Given material:
+--

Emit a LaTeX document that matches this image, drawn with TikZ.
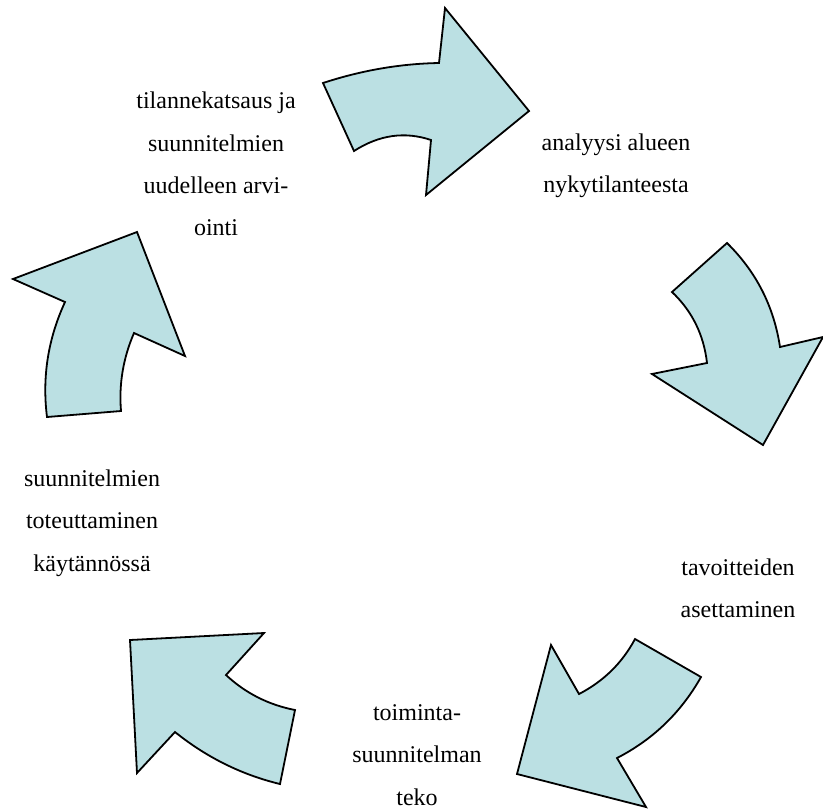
\documentclass[tikz,border=0pt]{standalone}
\usepackage{fontspec}
\setmainfont{Liberation Serif}
\usepackage{tikz}
\usepackage{xcolor}
\usetikzlibrary{calc}

\definecolor{kaari}{RGB}{187,224,227}

\begin{document}
\begin{tikzpicture}[x=0.5pt,y=-0.5pt]
    \tikzstyle{every node}=[align=center, inner sep=0pt, font=\fontsize{12}{21.2}\selectfont]
    \tikzstyle{nuoli}=[fill=kaari, draw=black, line width=0.9pt, line join=miter]
    \useasboundingbox (0,0) rectangle (823,810);

    % top arrow
    \filldraw[nuoli] (323,83) .. controls (361.7,70.3) and (400.3,63.7) .. (439,63) -- (445,8) -- (529,111)
        -- (426,195) -- (431,140) .. controls (404.8,131.2) and (379.2,134.8) .. (354,151) -- cycle;
    % right arrow
    \filldraw[nuoli] (727,243) .. controls (756.2,271.7) and (773.8,306.3) .. (780,347) -- (823,337) -- (763,445)
        -- (652,374) -- (707,363) .. controls (703.8,334.8) and (692.2,311.2) .. (672,292) -- cycle;
    % bottom right arrow
    \filldraw[nuoli] (701,677) .. controls (681,712.5) and (653,739.5) .. (617,758) -- (646,807) -- (517,774)
        -- (551,645) -- (579,694) .. controls (603.7,681.2) and (622.3,662.8) .. (635,639) -- cycle;
    % bottom left arrow
    \filldraw[nuoli] (280,784) .. controls (241.5,774.7) and (206.5,757.3) .. (175,732) -- (137,773) -- (130,640)
        -- (264,633) -- (226,675) .. controls (245.5,693.2) and (268.5,704.8) .. (295,710) -- cycle;
    % left arrow
    \filldraw[nuoli] (47,417) .. controls (42,377.2) and (48,338.8) .. (65,302) -- (13,279) -- (137,232)
        -- (185,356) -- (134,333) .. controls (123.2,358) and (118.8,384) .. (121,411) -- cycle;

    \node (t1) at (616,166) {analyysi alueen\\nykytilanteesta};
    \node (t2) at (738,588) {tavoitteiden\\asettaminen};
    \node (t3) at (417,755) {toiminta-\\suunnitelman\\teko};
    \node (t4) at (92,523) {suunnitelmien\\toteuttaminen\\käytännössä};
    \node (t5) at (216,164) {tilannekatsaus ja\\suunnitelmien\\uudelleen arvi-\\ointi};
\end{tikzpicture}
\end{document}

+--

Written instruction:
Do not copy the pictures, but repeat every line exactly.

Written reply:
Emit a LaTeX document that matches this image, drawn with TikZ.
\documentclass[tikz,border=0pt]{standalone}
\usepackage{fontspec}
\setmainfont{Liberation Serif}
\usepackage{tikz}
\usepackage{xcolor}
\usetikzlibrary{calc}

\definecolor{kaari}{RGB}{187,224,227}

\begin{document}
\begin{tikzpicture}[x=0.5pt,y=-0.5pt]
    \tikzstyle{every node}=[align=center, inner sep=0pt, font=\fontsize{12}{21.2}\selectfont]
    \tikzstyle{nuoli}=[fill=kaari, draw=black, line width=0.9pt, line join=miter]
    \useasboundingbox (0,0) rectangle (823,810);

    % top arrow
    \filldraw[nuoli] (323,83) .. controls (361.7,70.3) and (400.3,63.7) .. (439,63) -- (445,8) -- (529,111)
        -- (426,195) -- (431,140) .. controls (404.8,131.2) and (379.2,134.8) .. (354,151) -- cycle;
    % right arrow
    \filldraw[nuoli] (727,243) .. controls (756.2,271.7) and (773.8,306.3) .. (780,347) -- (823,337) -- (763,445)
        -- (652,374) -- (707,363) .. controls (703.8,334.8) and (692.2,311.2) .. (672,292) -- cycle;
    % bottom right arrow
    \filldraw[nuoli] (701,677) .. controls (681,712.5) and (653,739.5) .. (617,758) -- (646,807) -- (517,774)
        -- (551,645) -- (579,694) .. controls (603.7,681.2) and (622.3,662.8) .. (635,639) -- cycle;
    % bottom left arrow
    \filldraw[nuoli] (280,784) .. controls (241.5,774.7) and (206.5,757.3) .. (175,732) -- (137,773) -- (130,640)
        -- (264,633) -- (226,675) .. controls (245.5,693.2) and (268.5,704.8) .. (295,710) -- cycle;
    % left arrow
    \filldraw[nuoli] (47,417) .. controls (42,377.2) and (48,338.8) .. (65,302) -- (13,279) -- (137,232)
        -- (185,356) -- (134,333) .. controls (123.2,358) and (118.8,384) .. (121,411) -- cycle;

    \node (t1) at (616,166) {analyysi alueen\\nykytilanteesta};
    \node (t2) at (738,588) {tavoitteiden\\asettaminen};
    \node (t3) at (417,755) {toiminta-\\suunnitelman\\teko};
    \node (t4) at (92,523) {suunnitelmien\\toteuttaminen\\käytännössä};
    \node (t5) at (216,164) {tilannekatsaus ja\\suunnitelmien\\uudelleen arvi-\\ointi};
\end{tikzpicture}
\end{document}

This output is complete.